Some libertarians might think that epidemics and the panic associated with them might be some kind of government scam. Yes, government can and will exploit crises, maybe using them to accomplish its own ends more so than even solving the problem. However, an anarcho-capitalist world would certainly respond to severe epidemics.
In anarcho-capitalism, authority does in fact exist. Private authority. A mall owner can close the mall. A train company can close the train. A neighborhood organization can define the terms by which people use common property like roads. Rights Protection Agencies would have sufficient cause to track down and isolate infected persons who are bucking a quarantine since there is provable harm they might cause to others.
These organizations might rely on expert advice. It’s likely that health insurance companies would give big money to a diverse variety of epidemiologists so that disease outbreak can be prevented or mitigated. Imagine the costs savings of effective prevention and containment. The airline industry would have nothing on insurers. Insurers would not primarily be thinking of the, “stability of the fragile fiat financial system”.
The main difference between this system and a government system is that, in anarcho-capitalism, the conclusions of the New York Insurance Committee On Disease Outbreak – for example – would not necessarily lead to someone coming out to your house in small-town Kentucky to bar you from traveling. Or, you could have three or four opinions on disease response and different communities and regions can respond in kind.
Sure, leftists in particular would be aghast at this solution. “You want us to trust a for-profit board to make public health decisions, noooo!” they might say. Even so, in the theoretical solution, you still have someone with authority making decisions that affect public health concerning the containment of disease.
What should libertarians, therefore, think about government? For one, the government can be thought of as a private entity that owns property. Therefore, even a libertarian can reasonably support the idea of government closing its own property: public transit, access to public parks, closing schools, and so forth. Locking you in your home is another thing.
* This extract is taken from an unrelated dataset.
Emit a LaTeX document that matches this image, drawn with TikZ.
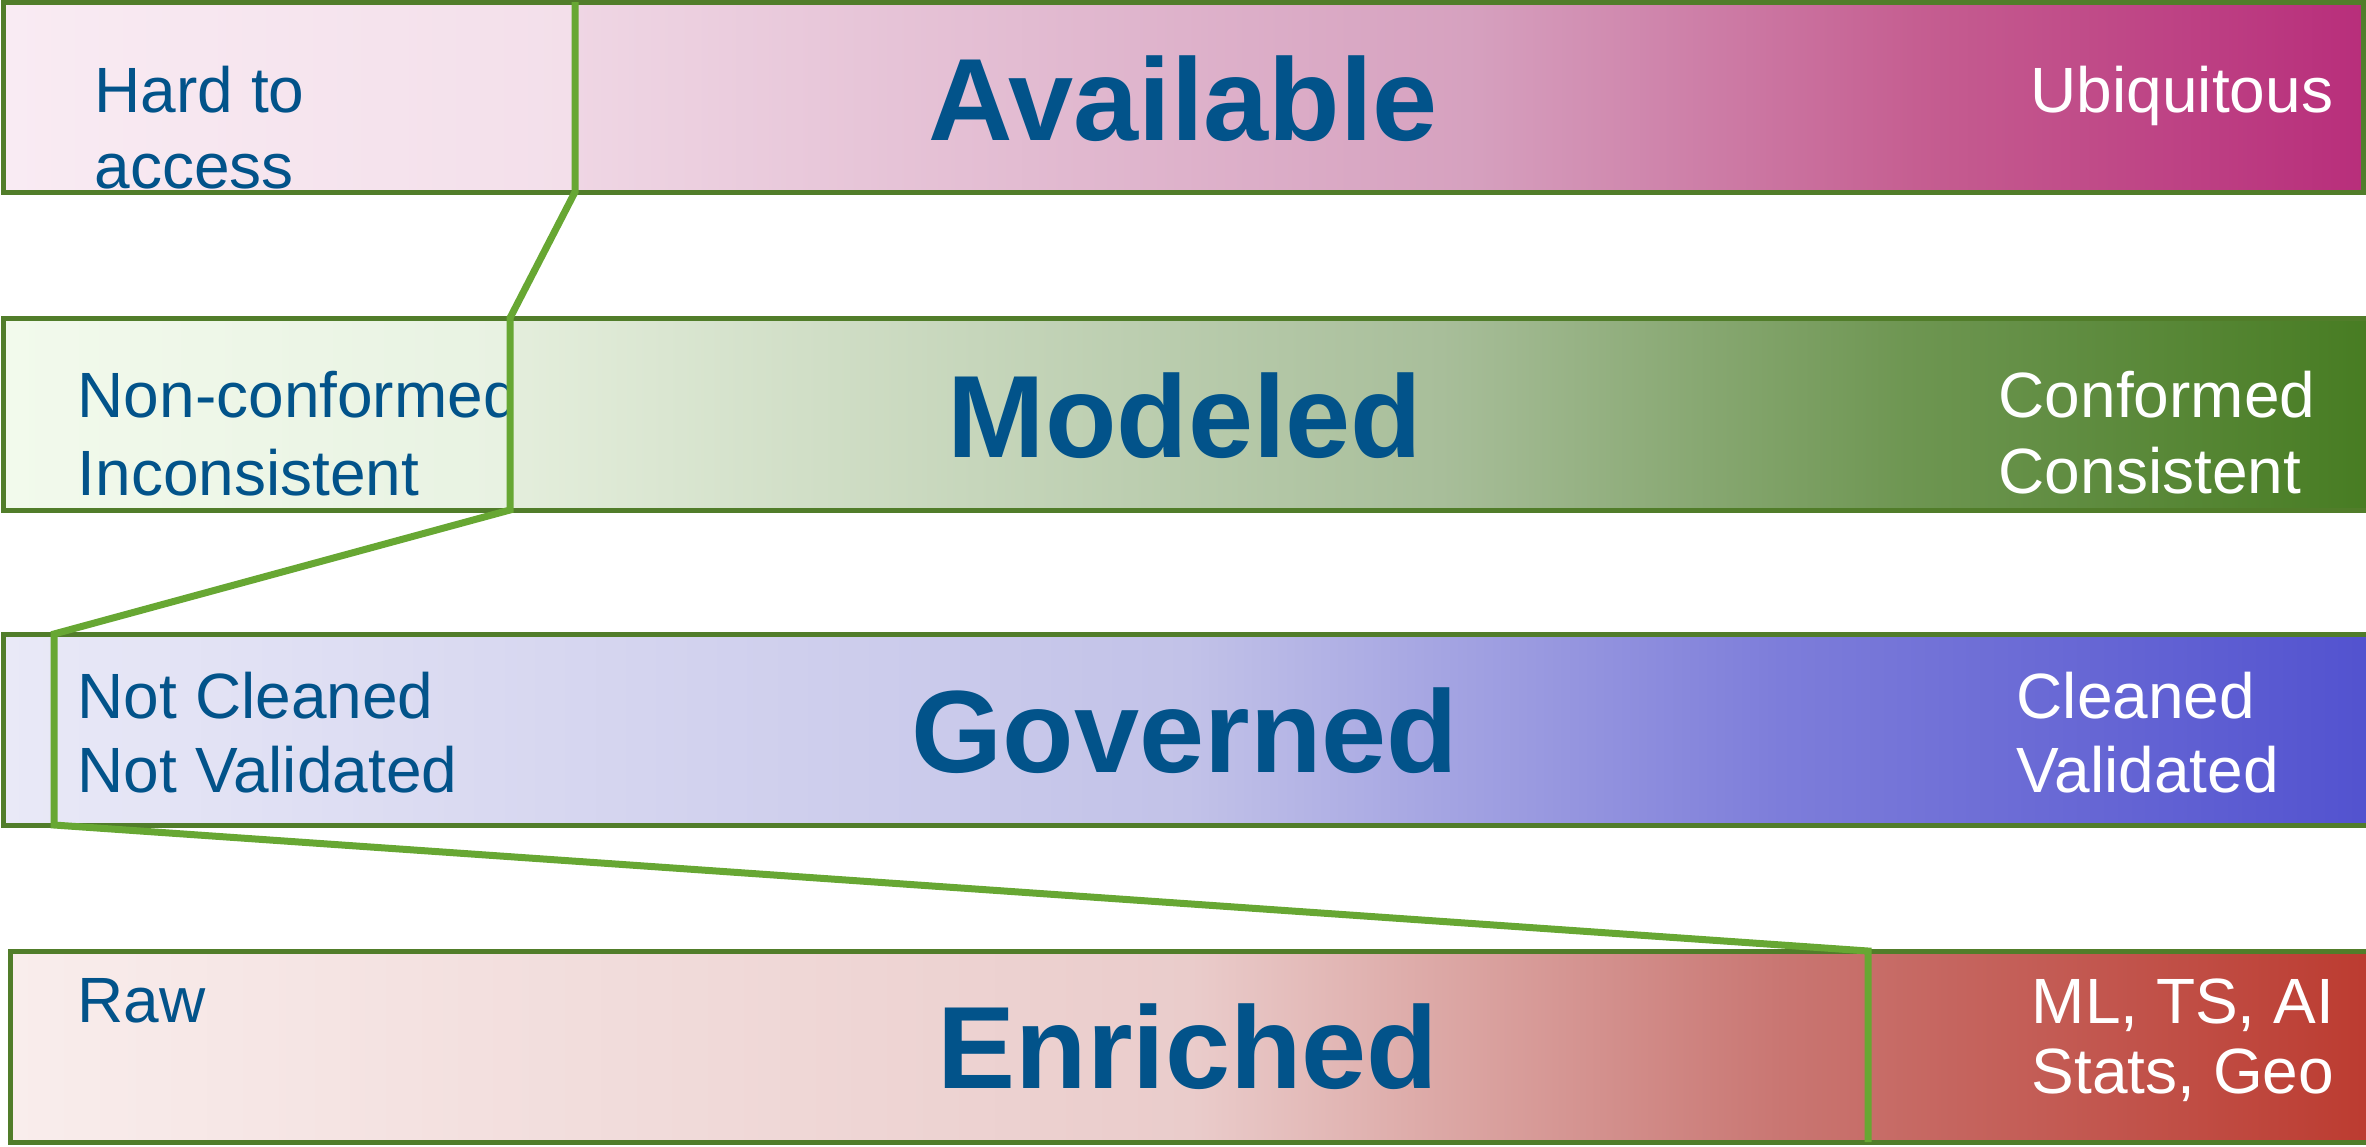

Government chooses to regulate health care and hospitals. As a consequence, government has an obligation to manage a disease outbreak responsibly. Bad policy is subject to scrutiny, both after a crisis, but also during the ramp up to the crisis. Even if you believe that the public ought to simply obey policy in the midst of a crisis, the former remains true. There is no major outbreak of novel coronavirus outside of China – yet – no major containment protocol either. While there is room for overreaction, there is no environment yet for major panic. Thus, the public absolutely has a right to have an adversarial relationship with public health authorities at the moment, and the media, regarding transparency and response.
Of particular harm is the government monopolizing information about an outbreak. Not only are they attempting to monopolize the response, they are also preventing others from responding rationally, by preventing useful information from releasing. This is troubling. Even if the “analysis” department gets everything right about a virus, the “execution” department could still screw up. If the “analysis” department is wary of pseudo-science, fine. However, they should not conceal their conclusions and data from the public.
We can reasonably conclude that WHO is compromised politically, at least a little bit. In spite of sufficient evidence to be skeptical of some of what WHO says, clowns in the media and online insist that only the WHO should be allowed to provide information about the new coronavirus. That’s the worst aspect of the new situation.
If we don’t trust a variety of for-profit insurance companies to protect their bottom lines from disease outbreaks, then how do we trust these jet-setting bureaucrats at WHO on the dime of the CCP and big Pharma? Ridiculous.
In conclusion, radical libertarians should be concerned about epidemics. Major coordinated public health efforts by authorities (private), would be part of an anarcho-capitalist world. Libertarianism would not be against containment protocol of a certain nature. As such, in my opinion, for the government to close access to public property as a containment measure seems reasonable to me as a libertarian. I also expect the government to competently fulfill the public health role it has accrued to itself by regulating healthcare. However, libertarians should reject narratives that insulate the government’s public health measures from scrutiny. Concealment of information is also an indefensible sin.
America, despite the New Deal and WWII, is not a Soviet style society. The public cannot and should not be coordinated via top-down fiat. In any event, this would fail. Public health officials should not rely on the National Guard and secrecy to contain a disease outbreak. Instead, getting accurate information out to competent middle class Americans in a timely manner would probably be the most effective way to mitigate a disease outbreak. Too bad these Americans have been systematically economically and culturally persecuted by Maoists in academy and politics since the 1970s.